Maybe it is true on some levels, but that quote hurts.

Oh Vegans. Even the label gets people’s dander up. Is that why there is a movement towards using the term plant-based diet? *Sigh*. Veganism Vs. Plant-based diets; who will save the Earth from impending destruction? It sounds like a comic to try to get kids to eat more broccoli.

I watched the documentary Cowspiracy The Sustainability Secret last night. As a lacto ovo pesca vegetarian I was shamed. *Forlornly hangs head*. There were LOTS of great facts packed into the hour and a half but it did what so many of them do; the producer tried to sell me on an all or nothing approach to saving the environment.
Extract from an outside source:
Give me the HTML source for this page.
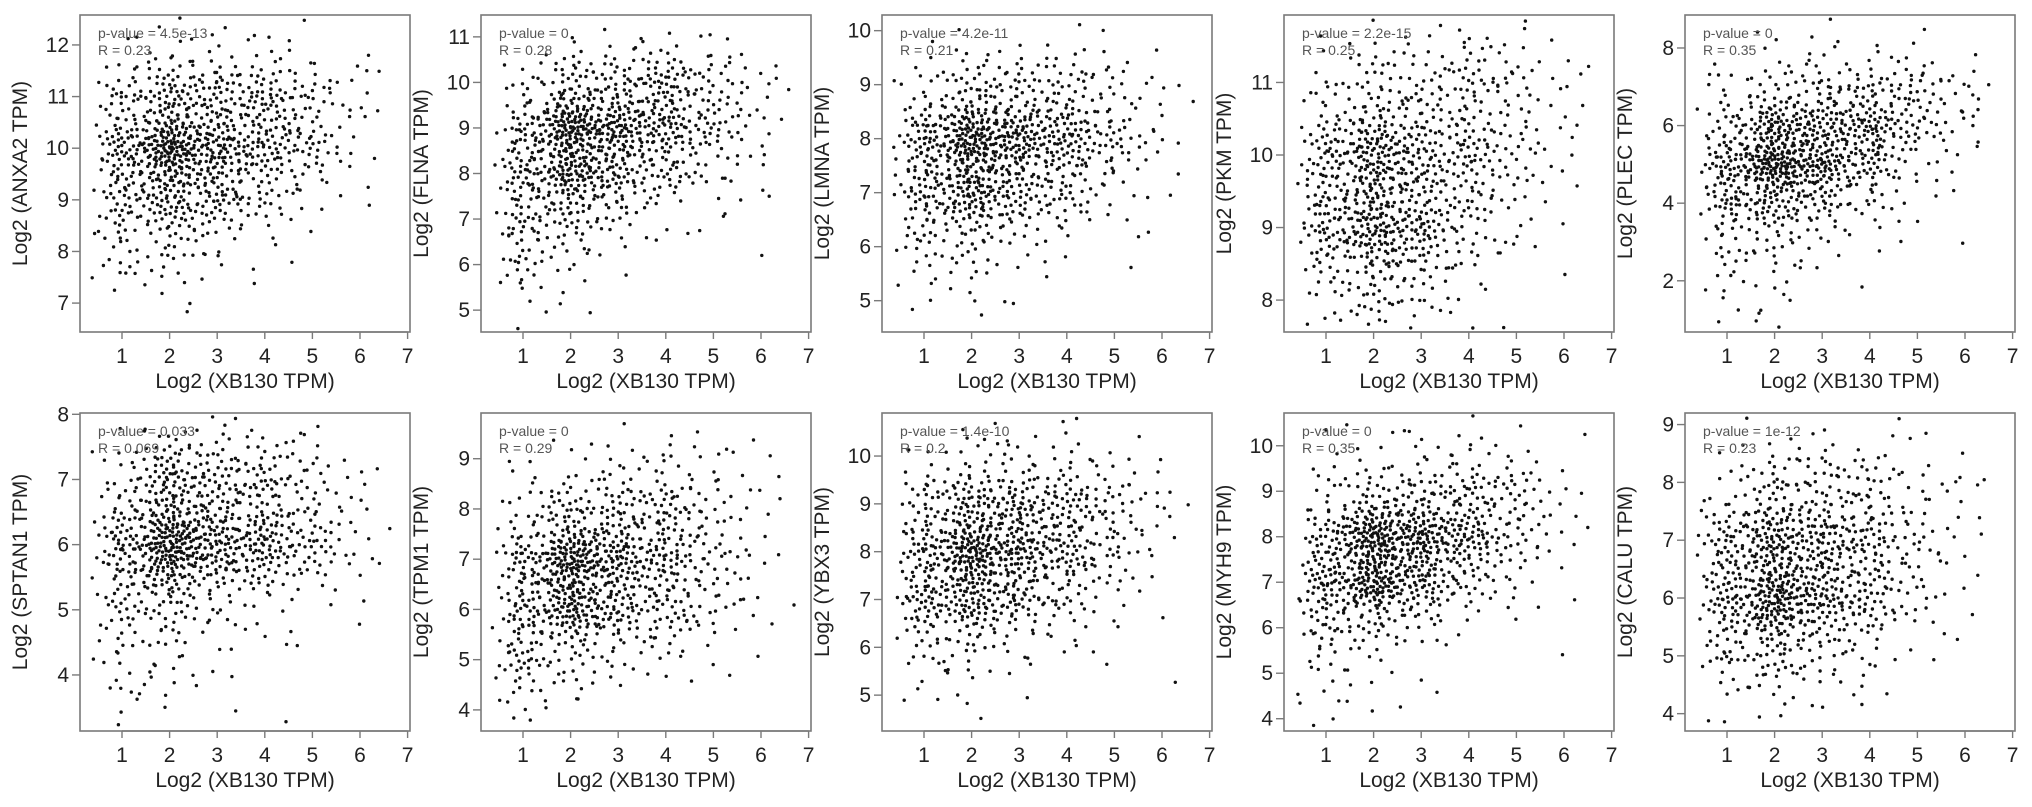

I want to be a good little environmentalist and do my part to save the planet. I have been a vegetarian for twenty years. I have been car free and bicycling for six months. I use greywater to flush my toilet, I have eliminated most chemicals brought into my house. I am trying to reduce the amount of plastic in my life. I am working towards a local, more sustainable, minimalist, zero-waste lifestyle. I even volunteer for an organization which is trying to reduce food waste and raise awareness about food insecurity. Yay me. Pats on the back. By the way it is not good enough.

This blog is supposed to be about milk. Here it is.

It can take up to 2,000 gallons of water to produce one gallon of milk. The cow needs water to perform basic biological functions from day to day, and only a fraction of the water the cow consumes is actually converted into milk.

Yikes. That is a lot of water. Well what about almond milk?

According to Capitalism is Freedom, it takes 1.1 gallons of water to produce a single almond, or about which would translate to about 460 gallons of water per pound of almonds. In turn, it takes about two pounds of almonds to make one gallon of Almond Milk, or 920 gallons of water.

Of course, no animals are dying or being abused to make almond milk.

How about soy milk?

A gallon of soy milk requires 208 gallons of water to produce.

That is not bad for water usage, just remember most soy grown is genetically modified. There are also many reports questioning whether or not soy may negatively affect hormones and possibly cause cancer.

Ask me how bad I am feeling about my latte I have every morning. Sure I brew it at home. I have a reusable coffee filter. I do not need any disposable cups or lids. I don’t waste gas driving anywhere to satiate my addiction but growing coffee is another slave labour inducing, rainforest depleting crop. Did you know coffee uses 1,056 gallons of water per gallon of brewed magic bean juice?

So what am I to do? Even if I wanted to embrace a homesteading lifestyle and grow all my food in the backyard, this just is not feasible for me at this time in my life. I really want to make positive changes and reduce my carbon footprint but I honestly do NOT want to go completely vegan. I enjoy dairy and eggs and even a little fish now and again.

Every single egg requires an average of 53 gallons of water to produce.  That may be far less than a 1/3-pound burger requiring 660 gallons of water, but is the environmental cost really worth it?

I just don’t know. I suppose I could calculate out the water required to commercially produce everything I eat and carefully negotiate and defend every choice versus every gallon used. I could swear off animal products and chose my fruits and veggies based on water usage, farming techniques, and overall sustainability. Or I could just do my best.

What would I have to do to call myself an environmentalist? Honestly it does not matter. I don’t need a label to do good in the world. All I have to do is my best. Every positive change is a move in the right direction. I want to be educated on how my food gets to the dinner table. The lessons learned are not easy to stomach, but I need to know the truth.